For the record, Creighton did not fully commit to Windlift until he read Loyd’s paper.
“I thought, let’s build a company around this,” he said.
Warmer temperatures and a job offer to his former spouse led the then-couple to move south in 2008.
Creighton would later reach out to Meyer – they’ve known each other since eighth grade – and convinced him to leave Napa, California, to take on the role as chief operating officer in 2021. Meyer’s path to airborne wind energy was about as unconventional as Creighton’s. He co-founded a brewery and winery, was a sommelier, wine experience consultant, and estate director.
By fall 2021, Creighton had scaled up from a handful of equity-compensated, full-time employees to 18 full-time, salaried employees. The company seeks to fill several more positions, predominately engineering jobs.
List of possibilities
The government has already taken an interest in what Windlift has to offer and how APGs might be used to enhance military operations.
Windlift has a five-year, $30 million, Phase III Small Business Innovation Research contract with the Naval Research Laboratory, a Washington-based lab where scientists and engineers research and develop cutting-edge technology to advance Navy and Marine Corps operations.
A little more than $11 million of that grant is footing the bill for the company to refine its prototype and showcase its technology to the Department of Defense.
What makes Windlift’s APGs particularly appealing is their versatility.
The APGs are made of carbon fiber, a material that is five times stronger than steel, yet exceptionally lighter, making them easy to transport from ship to shore and across land to remote areas where there is not a power grid connection. Think back to the lead-up to the Iraq war when U.S. ground troops lived for weeks in temporary tent cities in the Kuwaiti desert.
APGs can, in theory, fly for long periods of time, Creighton said. Maintenance would be minimal. The bearings would eventually need replacing.
Operating them will be a snap. The craft can lift off, fly and return to their anchors with the push of a button.
The craft can be customized by size and could be outfitted with certain technology like radio repeaters, an interest of the Coast Guard.
“At this stage we’re just full of possibilities,” Meyer said.
Out to sea
It’s only been about nine months since the company started exploring the possibility of operating offshore, engaging in early conversations with markets overseas where offshore wind energy is years ahead of the U.S.
Large-scale offshore wind energy production is still in its infancy here in America, where there is little to no infrastructure to support building in the wind energy areas that have in recent years been mapped out and leased to energy companies.

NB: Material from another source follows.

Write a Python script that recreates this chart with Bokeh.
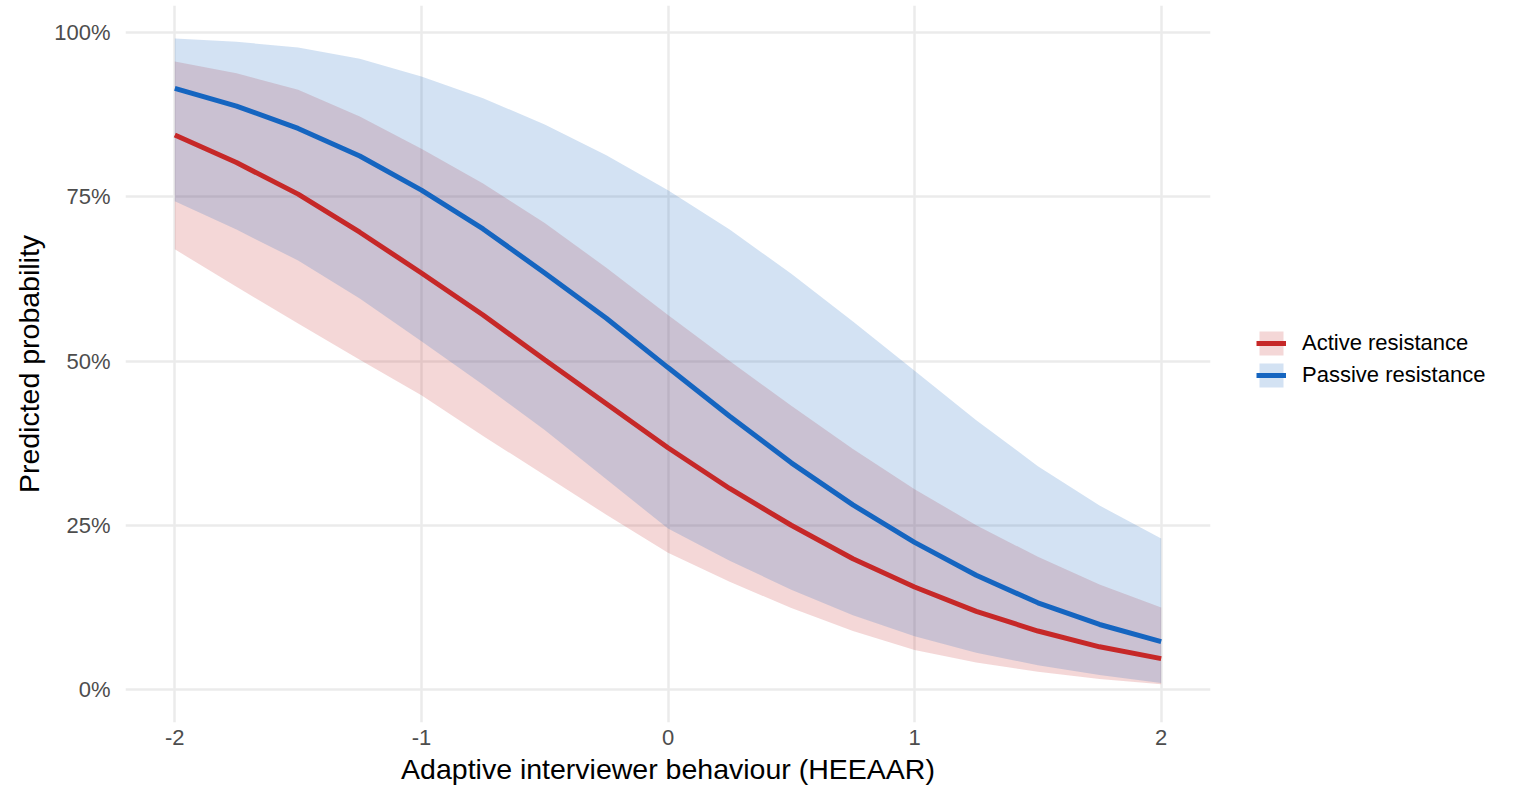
from bokeh.plotting import figure
from bokeh.models import (Range1d, FixedTicker, Legend, LegendItem,
                          ColumnDataSource)
from bokeh.embed import file_html
from bokeh.resources import INLINE

# ---- data ----
x_vals = [-2.0, -1.75, -1.5, -1.25, -1.0, -0.75, -0.5, -0.25, 0.0,
          0.25, 0.5, 0.75, 1.0, 1.25, 1.5, 1.75, 2.0]

active_pred = [84.4, 80.2, 75.4, 69.6, 63.4, 57.0, 50.2, 43.5, 36.8,
               30.6, 25.0, 19.9, 15.6, 11.9, 8.9, 6.5, 4.7]
active_lo = [67.0, 61.3, 55.7, 50.2, 44.8, 38.6, 32.6, 26.6, 20.8,
             16.4, 12.4, 8.9, 6.0, 4.1, 2.7, 1.6, 0.8]
active_hi = [95.6, 93.8, 91.3, 87.2, 82.3, 77.0, 71.0, 64.2, 57.0,
             50.0, 43.2, 36.6, 30.5, 25.0, 20.2, 16.0, 12.5]

passive_pred = [91.5, 88.8, 85.4, 81.2, 76.0, 70.1, 63.4, 56.5, 49.0,
                41.6, 34.5, 28.1, 22.4, 17.4, 13.2, 9.9, 7.3]
passive_lo = [74.3, 70.0, 65.3, 59.5, 53.0, 46.4, 39.5, 32.0, 24.5,
              19.6, 15.2, 11.3, 8.1, 5.6, 3.7, 2.2, 1.0]
passive_hi = [99.1, 98.6, 97.7, 96.0, 93.3, 90.0, 86.0, 81.3, 76.0,
              70.0, 63.3, 56.0, 48.5, 41.0, 34.0, 28.0, 23.0]

series_names = ["Active resistance", "Passive resistance"]
x_ticks = [-2, -1, 0, 1, 2]
x_tick_labels = ["-2", "-1", "0", "1", "2"]
y_ticks = [0, 25, 50, 75, 100]
y_tick_labels = ["0%", "25%", "50%", "75%", "100%"]

RED = "#C62828"
BLUE = "#1565C0"
FONT = "Liberation Sans"

p = figure(frame_width=1085, frame_height=717,
           x_range=Range1d(-2.2, 2.2), y_range=Range1d(-5.02, 104.11),
           output_backend="svg", toolbar_location=None,
           min_border_left=125, min_border_right=290, min_border_top=5,
           min_border_bottom=0)
p.outline_line_color = None
p.background_fill_color = "white"
p.border_fill_color = "white"

src_a = ColumnDataSource(dict(x=x_vals, y=active_pred, lo=active_lo, hi=active_hi))
src_p = ColumnDataSource(dict(x=x_vals, y=passive_pred, lo=passive_lo, hi=passive_hi))

band_a = p.varea(x="x", y1="lo", y2="hi", source=src_a, fill_color=RED, fill_alpha=0.19)
band_p = p.varea(x="x", y1="lo", y2="hi", source=src_p, fill_color=BLUE, fill_alpha=0.19)
line_a = p.line(x="x", y="y", source=src_a, line_color=RED, line_width=5)
line_p = p.line(x="x", y="y", source=src_p, line_color=BLUE, line_width=5)

# axes
for ax in (p.xaxis[0], p.yaxis[0]):
    ax.axis_line_color = None
    ax.major_tick_line_color = None
    ax.minor_tick_line_color = None
    ax.major_tick_in = 0
    ax.major_tick_out = 0
    ax.minor_tick_in = 0
    ax.minor_tick_out = 0
    ax.major_label_text_font = FONT
    ax.major_label_text_font_size = "22px"
    ax.major_label_text_color = "#4D4D4D"
    ax.axis_label_text_font = FONT
    ax.axis_label_text_font_size = "28.5px"
    ax.axis_label_text_font_style = "normal"
    ax.axis_label_text_color = "black"

p.xaxis.ticker = FixedTicker(ticks=x_ticks)
p.xaxis.major_label_overrides = {t: l for t, l in zip(x_ticks, x_tick_labels)}
p.yaxis.ticker = FixedTicker(ticks=y_ticks)
p.yaxis.major_label_overrides = {t: l for t, l in zip(y_ticks, y_tick_labels)}
p.xaxis.axis_label = "Adaptive interviewer behaviour (HEEAAR)"
p.yaxis.axis_label = "Predicted probability"
p.xaxis.major_label_standoff = 7
p.xaxis.axis_label_standoff = 5
p.yaxis.major_label_standoff = 15
p.yaxis.axis_label_standoff = 6

p.xgrid.ticker = FixedTicker(ticks=x_ticks)
p.ygrid.ticker = FixedTicker(ticks=y_ticks)
for g in (p.xgrid[0], p.ygrid[0]):
    g.grid_line_color = "#EBEBEB"
    g.grid_line_width = 2.5

legend = Legend(items=[
    LegendItem(label=series_names[0], renderers=[band_a, line_a]),
    LegendItem(label=series_names[1], renderers=[band_p, line_p]),
], location=(46, 332))
legend.label_text_font = FONT
legend.label_text_font_size = "22px"
legend.label_text_color = "black"
legend.glyph_width = 30
legend.glyph_height = 30
legend.spacing = 2
legend.label_standoff = 16
legend.padding = 10
legend.margin = 0
legend.border_line_color = None
legend.background_fill_alpha = 0
p.add_layout(legend, "right")

open("out.html", "w").write(file_html(p, INLINE))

Creighton, who spoke as a panelist last month at the Ocean Innovation Conference hosted by the University of North Carolina Wilmington’s Center for Innovation and Entrepreneurship, believes Windlift can solve some of the challenges of offshore wind operations.
Kilowatt for kilowatt, Windlift’s APGs use 95% less materials than traditional wind turbines, meaning its cheaper to make than wind turbines.
“Even outside of climate change we’re still going to make electricity a lot cheaper,” Creighton said.
Airborne wind generators can more affordably be located further offshore in deeper waters because they can be connected to a floating base as opposed to a wind turbine mounted to a monopole driven in the sea bed.
Plans are in the works to test an APG offshore at Frying Pan Tower off the southern North Carolina coast. When that may be is still up in the air.
The company hopes to reach utility-scale operability within the next several years.